> [WORK REQUIRED]: From the records below, copy every line that contains the word "this".

> [PROVIDED DATA]:
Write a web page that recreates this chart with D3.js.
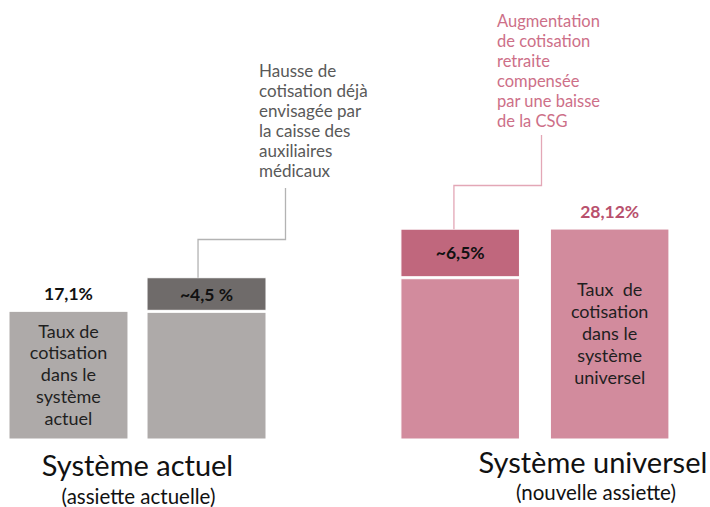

...

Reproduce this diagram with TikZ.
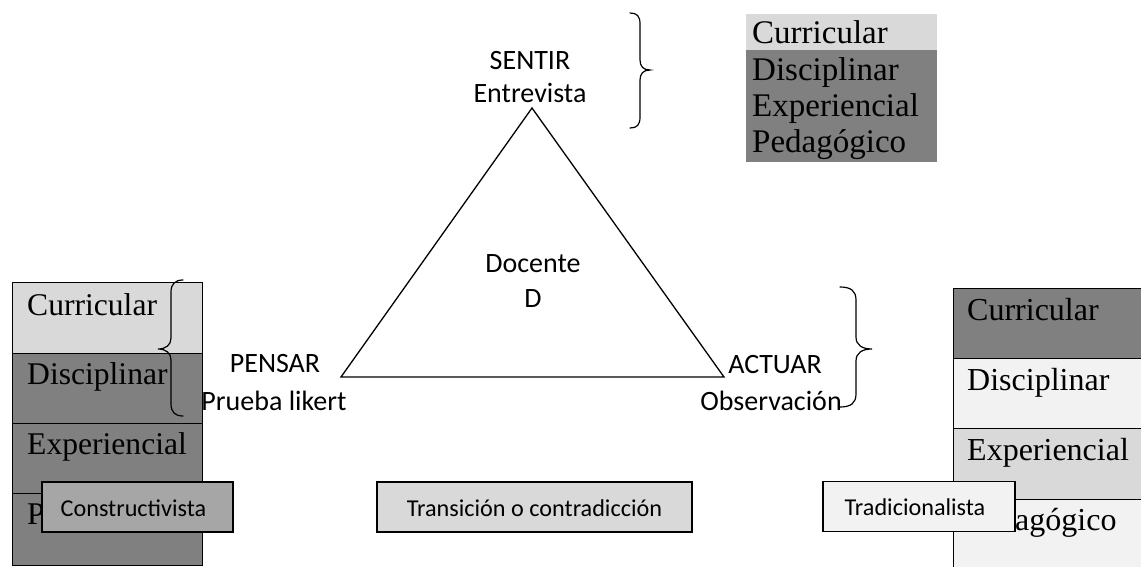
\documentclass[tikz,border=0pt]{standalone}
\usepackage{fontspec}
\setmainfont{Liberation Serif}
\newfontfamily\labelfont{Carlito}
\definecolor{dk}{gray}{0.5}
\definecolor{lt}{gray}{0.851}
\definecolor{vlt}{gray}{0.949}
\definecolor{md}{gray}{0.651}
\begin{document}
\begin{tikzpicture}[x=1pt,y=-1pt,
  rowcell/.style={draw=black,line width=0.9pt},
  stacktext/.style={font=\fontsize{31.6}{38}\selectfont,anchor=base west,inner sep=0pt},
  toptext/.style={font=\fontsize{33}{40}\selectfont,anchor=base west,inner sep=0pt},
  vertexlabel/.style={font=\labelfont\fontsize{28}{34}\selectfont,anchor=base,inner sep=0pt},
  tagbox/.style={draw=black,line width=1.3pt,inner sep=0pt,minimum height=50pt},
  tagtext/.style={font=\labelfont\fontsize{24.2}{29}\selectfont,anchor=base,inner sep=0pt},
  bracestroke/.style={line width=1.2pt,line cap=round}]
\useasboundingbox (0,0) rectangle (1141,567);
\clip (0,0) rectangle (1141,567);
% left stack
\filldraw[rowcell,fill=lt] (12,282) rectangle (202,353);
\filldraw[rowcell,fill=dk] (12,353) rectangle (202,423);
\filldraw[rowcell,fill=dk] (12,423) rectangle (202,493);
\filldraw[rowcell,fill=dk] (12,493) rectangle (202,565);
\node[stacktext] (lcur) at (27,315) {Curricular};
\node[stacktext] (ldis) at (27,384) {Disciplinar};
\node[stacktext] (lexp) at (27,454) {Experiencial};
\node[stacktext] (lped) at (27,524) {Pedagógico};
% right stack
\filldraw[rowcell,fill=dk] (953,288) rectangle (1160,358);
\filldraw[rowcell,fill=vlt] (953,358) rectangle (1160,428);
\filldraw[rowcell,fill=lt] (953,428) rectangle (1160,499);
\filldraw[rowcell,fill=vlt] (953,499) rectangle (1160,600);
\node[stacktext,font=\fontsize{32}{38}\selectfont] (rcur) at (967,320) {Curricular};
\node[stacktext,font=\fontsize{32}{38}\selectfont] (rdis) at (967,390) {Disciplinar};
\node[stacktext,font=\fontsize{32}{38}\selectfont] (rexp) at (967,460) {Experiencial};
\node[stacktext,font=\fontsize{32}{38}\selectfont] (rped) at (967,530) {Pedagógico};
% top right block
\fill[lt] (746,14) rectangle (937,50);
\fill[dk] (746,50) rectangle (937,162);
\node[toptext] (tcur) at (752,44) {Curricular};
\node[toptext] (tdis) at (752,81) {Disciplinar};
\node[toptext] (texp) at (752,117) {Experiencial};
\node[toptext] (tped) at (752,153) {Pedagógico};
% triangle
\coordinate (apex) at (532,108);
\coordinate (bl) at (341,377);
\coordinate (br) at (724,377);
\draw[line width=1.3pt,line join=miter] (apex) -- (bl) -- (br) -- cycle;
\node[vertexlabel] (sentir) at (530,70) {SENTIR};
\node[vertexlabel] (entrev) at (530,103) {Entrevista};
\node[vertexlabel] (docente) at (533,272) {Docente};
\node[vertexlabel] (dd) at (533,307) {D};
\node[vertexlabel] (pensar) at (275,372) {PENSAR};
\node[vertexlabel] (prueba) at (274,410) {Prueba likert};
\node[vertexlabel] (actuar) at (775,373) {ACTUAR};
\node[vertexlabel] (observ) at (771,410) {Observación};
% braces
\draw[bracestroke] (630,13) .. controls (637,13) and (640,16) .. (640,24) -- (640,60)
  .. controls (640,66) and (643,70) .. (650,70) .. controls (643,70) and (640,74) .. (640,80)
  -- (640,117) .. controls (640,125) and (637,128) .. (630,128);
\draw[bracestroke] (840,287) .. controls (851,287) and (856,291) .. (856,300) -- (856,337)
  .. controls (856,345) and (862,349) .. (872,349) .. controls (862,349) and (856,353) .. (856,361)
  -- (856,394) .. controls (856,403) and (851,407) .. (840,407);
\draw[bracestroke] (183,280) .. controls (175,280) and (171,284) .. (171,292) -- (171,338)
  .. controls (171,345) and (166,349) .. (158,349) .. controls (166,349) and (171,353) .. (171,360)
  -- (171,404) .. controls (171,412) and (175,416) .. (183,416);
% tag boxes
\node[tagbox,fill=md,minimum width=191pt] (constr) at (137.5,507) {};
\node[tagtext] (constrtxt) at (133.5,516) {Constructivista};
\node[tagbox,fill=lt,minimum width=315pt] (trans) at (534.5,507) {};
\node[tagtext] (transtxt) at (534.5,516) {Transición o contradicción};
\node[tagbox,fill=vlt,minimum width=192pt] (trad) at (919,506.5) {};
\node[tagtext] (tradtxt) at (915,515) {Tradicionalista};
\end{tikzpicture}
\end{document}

--

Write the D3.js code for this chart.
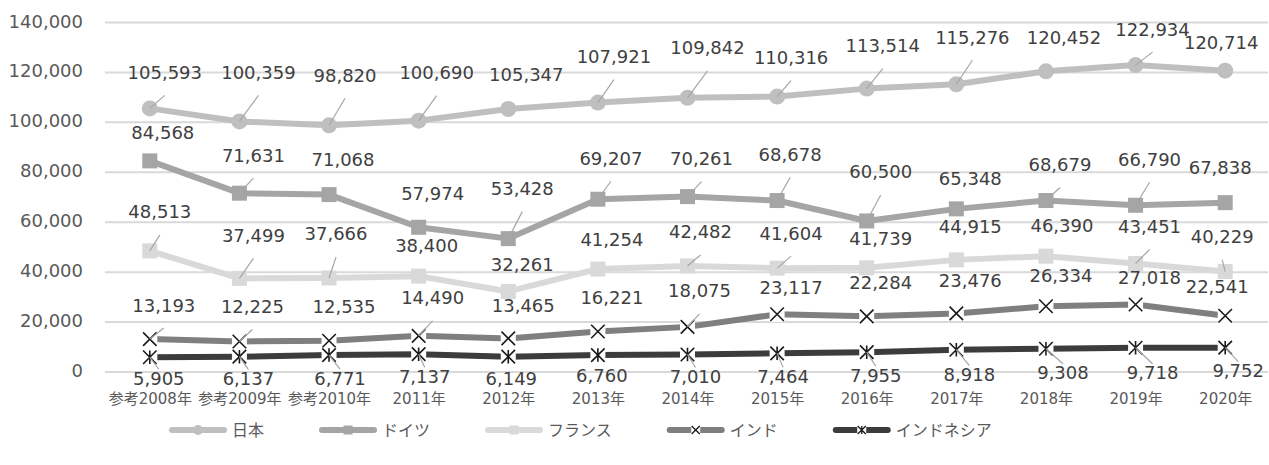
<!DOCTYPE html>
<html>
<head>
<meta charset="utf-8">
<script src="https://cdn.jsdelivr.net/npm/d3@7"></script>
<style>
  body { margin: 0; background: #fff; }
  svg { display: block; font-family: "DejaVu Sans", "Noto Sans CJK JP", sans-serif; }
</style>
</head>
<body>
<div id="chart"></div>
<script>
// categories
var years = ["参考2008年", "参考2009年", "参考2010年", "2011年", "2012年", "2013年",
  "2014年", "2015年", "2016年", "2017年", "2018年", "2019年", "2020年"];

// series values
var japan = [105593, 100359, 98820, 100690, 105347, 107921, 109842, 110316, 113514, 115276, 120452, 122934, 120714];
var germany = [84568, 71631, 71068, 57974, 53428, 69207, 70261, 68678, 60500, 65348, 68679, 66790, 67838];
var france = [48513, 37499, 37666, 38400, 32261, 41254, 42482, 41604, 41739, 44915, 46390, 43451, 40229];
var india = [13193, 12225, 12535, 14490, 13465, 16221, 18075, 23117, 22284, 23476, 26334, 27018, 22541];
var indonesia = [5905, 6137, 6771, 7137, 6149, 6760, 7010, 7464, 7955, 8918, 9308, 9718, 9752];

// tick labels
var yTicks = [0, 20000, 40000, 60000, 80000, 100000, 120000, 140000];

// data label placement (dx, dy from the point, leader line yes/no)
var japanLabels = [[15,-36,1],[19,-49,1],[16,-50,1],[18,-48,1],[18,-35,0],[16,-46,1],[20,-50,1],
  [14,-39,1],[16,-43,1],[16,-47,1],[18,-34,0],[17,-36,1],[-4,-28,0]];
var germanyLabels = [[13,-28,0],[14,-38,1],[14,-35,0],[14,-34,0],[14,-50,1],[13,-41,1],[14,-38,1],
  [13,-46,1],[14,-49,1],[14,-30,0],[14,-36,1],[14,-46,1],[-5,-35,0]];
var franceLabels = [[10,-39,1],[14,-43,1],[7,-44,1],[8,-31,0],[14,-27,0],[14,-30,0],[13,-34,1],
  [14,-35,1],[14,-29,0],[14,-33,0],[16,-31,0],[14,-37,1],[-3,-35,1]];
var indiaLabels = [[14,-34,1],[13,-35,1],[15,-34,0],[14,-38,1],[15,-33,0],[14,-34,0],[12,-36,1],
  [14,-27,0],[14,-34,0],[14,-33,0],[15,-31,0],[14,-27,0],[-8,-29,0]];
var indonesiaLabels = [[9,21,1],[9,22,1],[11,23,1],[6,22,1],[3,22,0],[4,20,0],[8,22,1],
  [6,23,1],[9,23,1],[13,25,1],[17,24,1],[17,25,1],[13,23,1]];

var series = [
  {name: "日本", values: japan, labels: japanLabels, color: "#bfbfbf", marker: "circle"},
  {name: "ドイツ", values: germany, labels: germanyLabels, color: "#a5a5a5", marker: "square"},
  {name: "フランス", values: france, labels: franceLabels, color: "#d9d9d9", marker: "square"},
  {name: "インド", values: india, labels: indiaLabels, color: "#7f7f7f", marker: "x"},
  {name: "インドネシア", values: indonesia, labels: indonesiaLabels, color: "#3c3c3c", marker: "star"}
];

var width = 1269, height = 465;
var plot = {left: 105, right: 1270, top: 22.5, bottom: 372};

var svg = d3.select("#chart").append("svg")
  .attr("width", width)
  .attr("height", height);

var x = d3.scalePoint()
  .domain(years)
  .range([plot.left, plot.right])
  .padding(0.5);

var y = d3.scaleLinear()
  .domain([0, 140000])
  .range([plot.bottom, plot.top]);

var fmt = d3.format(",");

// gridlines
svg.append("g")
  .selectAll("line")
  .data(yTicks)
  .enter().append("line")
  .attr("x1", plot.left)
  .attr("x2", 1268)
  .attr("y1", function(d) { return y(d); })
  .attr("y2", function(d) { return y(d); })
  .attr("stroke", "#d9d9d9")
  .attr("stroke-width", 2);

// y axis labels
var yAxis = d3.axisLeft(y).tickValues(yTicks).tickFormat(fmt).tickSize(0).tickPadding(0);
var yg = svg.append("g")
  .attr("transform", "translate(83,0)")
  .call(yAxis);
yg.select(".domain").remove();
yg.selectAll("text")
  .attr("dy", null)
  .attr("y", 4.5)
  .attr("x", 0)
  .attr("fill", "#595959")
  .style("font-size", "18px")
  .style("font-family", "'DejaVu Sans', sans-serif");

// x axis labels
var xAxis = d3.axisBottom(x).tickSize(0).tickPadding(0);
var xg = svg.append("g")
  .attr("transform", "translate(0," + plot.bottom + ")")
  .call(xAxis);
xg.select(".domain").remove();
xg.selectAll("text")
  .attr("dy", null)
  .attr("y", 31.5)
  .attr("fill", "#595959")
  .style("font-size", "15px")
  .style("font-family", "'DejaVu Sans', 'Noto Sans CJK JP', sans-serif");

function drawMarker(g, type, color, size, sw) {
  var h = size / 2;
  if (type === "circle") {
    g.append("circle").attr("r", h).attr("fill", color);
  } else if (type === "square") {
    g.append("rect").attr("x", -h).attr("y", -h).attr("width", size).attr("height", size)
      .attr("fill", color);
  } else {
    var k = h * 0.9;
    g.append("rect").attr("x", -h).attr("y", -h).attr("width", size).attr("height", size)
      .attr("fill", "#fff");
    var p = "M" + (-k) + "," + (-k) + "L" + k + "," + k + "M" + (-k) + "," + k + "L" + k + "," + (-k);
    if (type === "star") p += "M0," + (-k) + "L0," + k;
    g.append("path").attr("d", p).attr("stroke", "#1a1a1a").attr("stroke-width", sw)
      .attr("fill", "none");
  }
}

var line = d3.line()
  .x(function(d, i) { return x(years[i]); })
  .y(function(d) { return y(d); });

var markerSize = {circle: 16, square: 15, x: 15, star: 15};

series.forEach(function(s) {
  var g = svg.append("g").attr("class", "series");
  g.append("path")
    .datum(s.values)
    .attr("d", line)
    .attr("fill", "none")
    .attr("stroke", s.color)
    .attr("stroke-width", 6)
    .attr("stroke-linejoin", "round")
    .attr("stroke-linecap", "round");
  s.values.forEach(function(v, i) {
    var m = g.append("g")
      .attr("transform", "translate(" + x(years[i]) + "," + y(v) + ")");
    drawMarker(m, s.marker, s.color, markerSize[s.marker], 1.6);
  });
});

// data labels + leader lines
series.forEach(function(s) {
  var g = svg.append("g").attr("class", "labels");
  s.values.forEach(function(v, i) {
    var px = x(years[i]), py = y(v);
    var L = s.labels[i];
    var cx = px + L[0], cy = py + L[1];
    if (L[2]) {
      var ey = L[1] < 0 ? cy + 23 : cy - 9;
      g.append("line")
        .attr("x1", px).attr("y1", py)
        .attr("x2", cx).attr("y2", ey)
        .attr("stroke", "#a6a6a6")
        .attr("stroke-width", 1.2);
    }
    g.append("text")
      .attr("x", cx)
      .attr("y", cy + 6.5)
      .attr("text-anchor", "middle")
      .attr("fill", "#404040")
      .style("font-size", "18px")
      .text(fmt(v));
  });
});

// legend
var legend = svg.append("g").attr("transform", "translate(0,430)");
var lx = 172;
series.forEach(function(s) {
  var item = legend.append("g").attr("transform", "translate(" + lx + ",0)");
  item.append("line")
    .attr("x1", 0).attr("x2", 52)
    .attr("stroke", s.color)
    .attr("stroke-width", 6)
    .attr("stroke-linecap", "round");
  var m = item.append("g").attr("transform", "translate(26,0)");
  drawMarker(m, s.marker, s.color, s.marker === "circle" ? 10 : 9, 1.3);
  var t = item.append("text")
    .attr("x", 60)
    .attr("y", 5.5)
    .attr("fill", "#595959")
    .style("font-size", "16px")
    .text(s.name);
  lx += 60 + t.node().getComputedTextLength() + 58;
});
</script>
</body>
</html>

> [ANSWER TO THE EXERCISE]:
Write a web page that recreates this chart with D3.js.
Reproduce this diagram with TikZ.
Write the D3.js code for this chart.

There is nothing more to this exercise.